What’s Happening Here?

  • Each quarter has a distinct average: 20, 30, 40, and 50.
  • The standard deviation is small (±2), so the data within each group is tightly clustered.
  • The ANOVA test compares the between-group variance (differences in means) to the within-group variance (spread inside each group).

Expected Outcome

Because the group means are far apart and the data is tightly clustered, the between-group variance dominates. This leads to:

  • A high F-statistic
  • A low p-value (typically < 0.05)

This means we reject the null hypothesis and conclude that at least one quarter’s sales are significantly different.

Scenario 2: No significant change across quarters

What’s Different This Time?

  • The group means are very close: 30, 30.5, 29.8, and 30.2.
  • The standard deviation is still ±2, so the data within each group is similarly spread.
  • Because the group averages are nearly the same, the between-group variation is small.

Expected Outcome

In this case, the ANOVA test will likely return:

  • A low F-statistic
  • A high p-value (typically > 0.05)

This means we fail to reject the null hypothesis, concluding that there’s no statistically significant difference in sales across quarters.

This scenario shows how One-Way ANOVA helps avoid false conclusions. Even if the numbers look slightly different, ANOVA tells us whether those differences are statistically meaningful or just random variation.

What Happens After ANOVA?

One-Way ANOVA is powerful—but it only tells you that a difference exists among the group means. It doesn’t tell you where that difference lies.

Let’s say your ANOVA test returns a significant result (p-value < 0.05). That means at least one group is different—but which one? Is Q2 higher than Q1? Is Q4 different from Q3? To answer that, you need a post-hoc test.

What is Post-Hoc Test?

Post-hoc means “after the fact.” These tests are run after ANOVA to identify which specific groups differ from each other. The most commonly used post-hoc test is Tukey’s HSD (Honestly Significant Difference). It compares all possible pairs of group means and tells you:- 

  • Which pairs are significantly different
  • How large the difference is
  • Whether the difference is statistically meaningful

In our ex, Tukey's HSD would 

  • Compare Q1 vs Q2, Q1 vs Q3, Q1 vs Q4
  • Compare Q2 vs Q3, Q2 vs Q4
  • Compare Q3 vs Q4

For each pair, it gives you a p-value and confidence interval, helping you pinpoint exactly where the change occurred. 

Running Tukey’s HSD in Python

  • This code merges your sales data and tags each value with its quarter.
  • Then it runs Tukey’s test to find out which quarters differ significantly.
  • The output shows pairwise comparisons, adjusted p-values, and whether the difference is statistically significant

Let’s use run Run Tukey's HSD for both scenarios

pairwise_tukeyhsd() Parameters Explained

  • endog: The dependent variable—your actual data values (e.g., sales figures). Think of this as the column you're testing for differences.
  • groups: The categorical labels that tell which group each value belongs to (e.g., 'Q1', 'Q2', etc.). This must align perfectly with endog in length and order.
  • alpha: The significance level (default is 0.05). This sets your threshold for deciding whether a difference is statistically significant

The output will show:

  • Pairwise comparisons
  • Adjusted p-values
  • Confidence intervals
  • A “Reject” column indicating whether the difference is statistically significant

Tukey HSD for Significant Change Scenario

Each row in the output compares two quarters and tells you whether their average sales are statistically different.

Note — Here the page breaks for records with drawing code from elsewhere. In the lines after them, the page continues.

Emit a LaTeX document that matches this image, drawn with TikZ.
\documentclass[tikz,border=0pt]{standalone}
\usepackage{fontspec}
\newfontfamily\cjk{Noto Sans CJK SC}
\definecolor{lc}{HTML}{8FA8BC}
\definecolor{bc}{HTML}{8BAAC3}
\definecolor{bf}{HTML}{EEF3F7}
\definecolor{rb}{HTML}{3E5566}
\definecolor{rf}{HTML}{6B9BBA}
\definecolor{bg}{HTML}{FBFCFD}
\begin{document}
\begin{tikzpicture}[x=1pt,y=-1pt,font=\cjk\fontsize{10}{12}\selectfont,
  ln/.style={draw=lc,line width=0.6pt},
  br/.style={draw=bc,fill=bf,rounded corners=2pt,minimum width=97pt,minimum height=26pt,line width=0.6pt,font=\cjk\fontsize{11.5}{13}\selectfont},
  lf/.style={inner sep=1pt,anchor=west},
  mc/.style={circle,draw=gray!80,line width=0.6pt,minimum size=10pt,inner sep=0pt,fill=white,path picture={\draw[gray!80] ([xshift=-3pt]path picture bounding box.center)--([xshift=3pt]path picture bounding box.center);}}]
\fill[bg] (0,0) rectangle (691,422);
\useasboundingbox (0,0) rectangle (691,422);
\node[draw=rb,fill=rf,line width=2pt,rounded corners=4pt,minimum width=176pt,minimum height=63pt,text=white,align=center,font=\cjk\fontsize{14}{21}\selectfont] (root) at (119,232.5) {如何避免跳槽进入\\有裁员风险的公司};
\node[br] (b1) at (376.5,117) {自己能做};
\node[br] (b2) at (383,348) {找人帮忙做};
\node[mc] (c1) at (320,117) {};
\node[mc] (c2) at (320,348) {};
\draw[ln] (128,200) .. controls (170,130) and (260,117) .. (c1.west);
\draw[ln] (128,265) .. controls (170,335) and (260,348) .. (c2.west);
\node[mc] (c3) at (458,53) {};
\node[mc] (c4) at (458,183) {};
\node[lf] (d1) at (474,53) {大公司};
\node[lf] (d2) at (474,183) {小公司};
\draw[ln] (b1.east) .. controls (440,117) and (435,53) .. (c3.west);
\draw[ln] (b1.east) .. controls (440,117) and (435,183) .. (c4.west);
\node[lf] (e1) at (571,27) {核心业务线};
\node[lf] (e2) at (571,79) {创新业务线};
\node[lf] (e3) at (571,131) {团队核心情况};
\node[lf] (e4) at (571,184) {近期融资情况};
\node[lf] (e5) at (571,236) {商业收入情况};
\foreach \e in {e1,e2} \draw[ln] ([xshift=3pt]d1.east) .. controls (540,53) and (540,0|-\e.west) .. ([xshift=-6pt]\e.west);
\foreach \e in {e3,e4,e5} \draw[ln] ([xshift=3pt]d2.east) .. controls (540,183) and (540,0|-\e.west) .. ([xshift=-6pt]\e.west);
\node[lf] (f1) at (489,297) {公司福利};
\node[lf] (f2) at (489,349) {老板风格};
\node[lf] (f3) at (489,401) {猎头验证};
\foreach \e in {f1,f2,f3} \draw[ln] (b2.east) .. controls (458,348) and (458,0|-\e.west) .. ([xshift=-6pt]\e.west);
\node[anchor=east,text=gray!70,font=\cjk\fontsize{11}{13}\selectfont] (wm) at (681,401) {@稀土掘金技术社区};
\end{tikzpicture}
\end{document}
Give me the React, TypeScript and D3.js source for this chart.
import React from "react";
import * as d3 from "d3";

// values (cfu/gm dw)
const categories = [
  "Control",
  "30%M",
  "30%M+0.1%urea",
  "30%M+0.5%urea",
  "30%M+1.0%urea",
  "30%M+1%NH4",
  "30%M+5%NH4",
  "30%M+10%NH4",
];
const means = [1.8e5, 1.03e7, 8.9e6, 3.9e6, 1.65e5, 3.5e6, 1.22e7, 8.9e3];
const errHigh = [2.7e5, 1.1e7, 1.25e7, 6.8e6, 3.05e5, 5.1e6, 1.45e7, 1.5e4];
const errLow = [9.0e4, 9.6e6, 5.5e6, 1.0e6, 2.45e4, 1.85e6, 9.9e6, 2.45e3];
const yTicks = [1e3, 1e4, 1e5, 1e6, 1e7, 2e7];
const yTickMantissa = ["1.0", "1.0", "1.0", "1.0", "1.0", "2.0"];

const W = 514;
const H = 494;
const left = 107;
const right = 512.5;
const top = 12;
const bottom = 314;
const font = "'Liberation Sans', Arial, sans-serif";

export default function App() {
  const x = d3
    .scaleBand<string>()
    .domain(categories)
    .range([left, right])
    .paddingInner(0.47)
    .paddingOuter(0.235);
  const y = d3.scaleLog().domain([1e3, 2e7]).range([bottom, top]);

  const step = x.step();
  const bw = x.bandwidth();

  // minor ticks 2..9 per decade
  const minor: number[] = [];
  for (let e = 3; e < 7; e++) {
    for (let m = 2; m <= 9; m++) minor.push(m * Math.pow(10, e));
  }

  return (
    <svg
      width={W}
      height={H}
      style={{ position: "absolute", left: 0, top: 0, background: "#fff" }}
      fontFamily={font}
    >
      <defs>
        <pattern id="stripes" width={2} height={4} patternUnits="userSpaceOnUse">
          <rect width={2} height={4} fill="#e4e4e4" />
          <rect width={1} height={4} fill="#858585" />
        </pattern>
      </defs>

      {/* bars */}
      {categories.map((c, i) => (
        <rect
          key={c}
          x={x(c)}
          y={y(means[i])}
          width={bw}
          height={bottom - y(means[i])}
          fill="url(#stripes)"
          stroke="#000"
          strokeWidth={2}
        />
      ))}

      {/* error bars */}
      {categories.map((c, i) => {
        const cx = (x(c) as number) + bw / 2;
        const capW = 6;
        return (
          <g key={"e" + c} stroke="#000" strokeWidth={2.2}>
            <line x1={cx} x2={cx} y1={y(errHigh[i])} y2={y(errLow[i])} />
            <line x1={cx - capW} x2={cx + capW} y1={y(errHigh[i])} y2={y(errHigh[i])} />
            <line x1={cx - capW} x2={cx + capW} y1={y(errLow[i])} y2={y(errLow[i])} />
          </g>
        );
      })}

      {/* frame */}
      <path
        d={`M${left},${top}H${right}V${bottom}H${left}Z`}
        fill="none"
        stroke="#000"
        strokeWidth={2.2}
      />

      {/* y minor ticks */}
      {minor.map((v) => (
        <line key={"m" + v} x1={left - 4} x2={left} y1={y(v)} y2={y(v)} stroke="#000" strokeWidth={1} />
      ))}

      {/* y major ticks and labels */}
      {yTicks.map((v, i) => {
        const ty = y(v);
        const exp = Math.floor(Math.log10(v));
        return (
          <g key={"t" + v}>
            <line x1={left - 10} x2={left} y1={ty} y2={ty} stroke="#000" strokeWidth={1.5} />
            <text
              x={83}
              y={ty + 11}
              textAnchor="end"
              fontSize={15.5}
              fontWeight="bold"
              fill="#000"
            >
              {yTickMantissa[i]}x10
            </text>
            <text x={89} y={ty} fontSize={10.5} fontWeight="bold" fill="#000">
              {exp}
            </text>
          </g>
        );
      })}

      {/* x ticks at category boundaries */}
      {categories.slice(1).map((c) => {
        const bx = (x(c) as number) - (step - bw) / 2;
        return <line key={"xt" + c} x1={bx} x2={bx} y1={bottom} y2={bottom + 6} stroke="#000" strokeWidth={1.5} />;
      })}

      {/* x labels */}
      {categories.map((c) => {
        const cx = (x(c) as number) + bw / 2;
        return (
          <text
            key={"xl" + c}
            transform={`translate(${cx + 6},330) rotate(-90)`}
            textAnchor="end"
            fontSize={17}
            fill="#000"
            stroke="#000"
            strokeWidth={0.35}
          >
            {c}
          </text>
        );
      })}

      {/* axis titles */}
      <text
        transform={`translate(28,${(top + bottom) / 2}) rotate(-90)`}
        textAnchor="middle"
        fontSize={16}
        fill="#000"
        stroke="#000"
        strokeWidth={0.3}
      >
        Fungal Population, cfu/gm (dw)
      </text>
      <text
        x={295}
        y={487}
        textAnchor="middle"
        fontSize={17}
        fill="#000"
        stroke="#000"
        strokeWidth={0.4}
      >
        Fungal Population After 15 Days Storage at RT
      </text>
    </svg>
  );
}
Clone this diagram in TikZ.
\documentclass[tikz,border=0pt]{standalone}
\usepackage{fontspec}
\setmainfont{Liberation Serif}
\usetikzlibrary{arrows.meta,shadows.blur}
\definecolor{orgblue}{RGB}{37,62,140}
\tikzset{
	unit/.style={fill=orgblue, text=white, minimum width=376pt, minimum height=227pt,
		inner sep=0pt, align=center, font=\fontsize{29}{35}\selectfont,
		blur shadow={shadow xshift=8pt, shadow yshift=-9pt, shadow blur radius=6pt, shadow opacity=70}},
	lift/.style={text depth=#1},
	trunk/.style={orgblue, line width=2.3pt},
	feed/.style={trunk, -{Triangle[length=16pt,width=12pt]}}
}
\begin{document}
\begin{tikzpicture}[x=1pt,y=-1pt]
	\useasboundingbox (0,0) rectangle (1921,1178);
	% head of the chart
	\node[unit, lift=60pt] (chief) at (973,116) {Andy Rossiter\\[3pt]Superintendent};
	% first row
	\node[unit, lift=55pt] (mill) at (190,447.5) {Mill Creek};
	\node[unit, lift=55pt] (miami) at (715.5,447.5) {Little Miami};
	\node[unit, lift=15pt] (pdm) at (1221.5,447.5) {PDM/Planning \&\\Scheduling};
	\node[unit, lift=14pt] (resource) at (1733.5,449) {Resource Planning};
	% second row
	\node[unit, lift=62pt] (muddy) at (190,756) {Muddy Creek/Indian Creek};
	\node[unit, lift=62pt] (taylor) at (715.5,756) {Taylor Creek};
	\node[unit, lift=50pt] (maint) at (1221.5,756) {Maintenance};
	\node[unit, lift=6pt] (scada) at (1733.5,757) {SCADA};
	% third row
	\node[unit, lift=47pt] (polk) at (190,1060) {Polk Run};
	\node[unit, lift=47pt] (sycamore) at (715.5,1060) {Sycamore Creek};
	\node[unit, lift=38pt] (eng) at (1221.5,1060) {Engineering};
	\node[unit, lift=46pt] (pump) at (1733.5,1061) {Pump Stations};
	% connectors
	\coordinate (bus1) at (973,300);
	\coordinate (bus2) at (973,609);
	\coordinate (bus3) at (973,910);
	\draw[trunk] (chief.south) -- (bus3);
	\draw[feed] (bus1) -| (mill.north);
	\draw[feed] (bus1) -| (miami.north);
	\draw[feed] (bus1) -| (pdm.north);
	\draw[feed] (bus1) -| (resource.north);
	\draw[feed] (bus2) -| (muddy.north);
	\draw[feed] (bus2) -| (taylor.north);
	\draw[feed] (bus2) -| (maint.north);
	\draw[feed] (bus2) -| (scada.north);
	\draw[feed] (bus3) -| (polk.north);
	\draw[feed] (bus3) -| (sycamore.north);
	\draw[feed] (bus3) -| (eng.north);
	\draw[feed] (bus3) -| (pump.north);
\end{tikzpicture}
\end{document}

Column-by-Column Breakdown

  • group1 & group2: The two quarters being compared.
  • meandiff: The difference in average sales between the two quarters. Example: Q1 vs Q2 had a mean difference of 0.634 units.
  • p-adj (Adjusted p-value): The probability that the observed difference is due to chance, corrected for multiple comparisons. If this value is less than 0.05, the difference is considered statistically significant.
  • lower & upper: The confidence interval for the mean difference.
  • reject: This is the verdict. True means the difference is statistically significant.
  • False means it’s not.

What This Means

  • All p-values are 0.001, well below the 0.05 threshold—so every comparison is statistically significant.
  • Confidence intervals do not include zero, confirming that the differences are real and not due to random variation.
  • Reject = True across the board, meaning the null hypothesis (no difference) is rejected for every pair.

Tukey HSD for No Significant Change Scenario

The results tells us

  • All p-values are very high (≥ 0.999), well above the 0.05 threshold—so none of the comparisons are statistically significant. 
  • Confidence intervals include zero in every case, indicating that any observed differences could easily be due to random variation.
  •  Reject = False across the board, meaning the null hypothesis (no difference) is not rejected for any pair.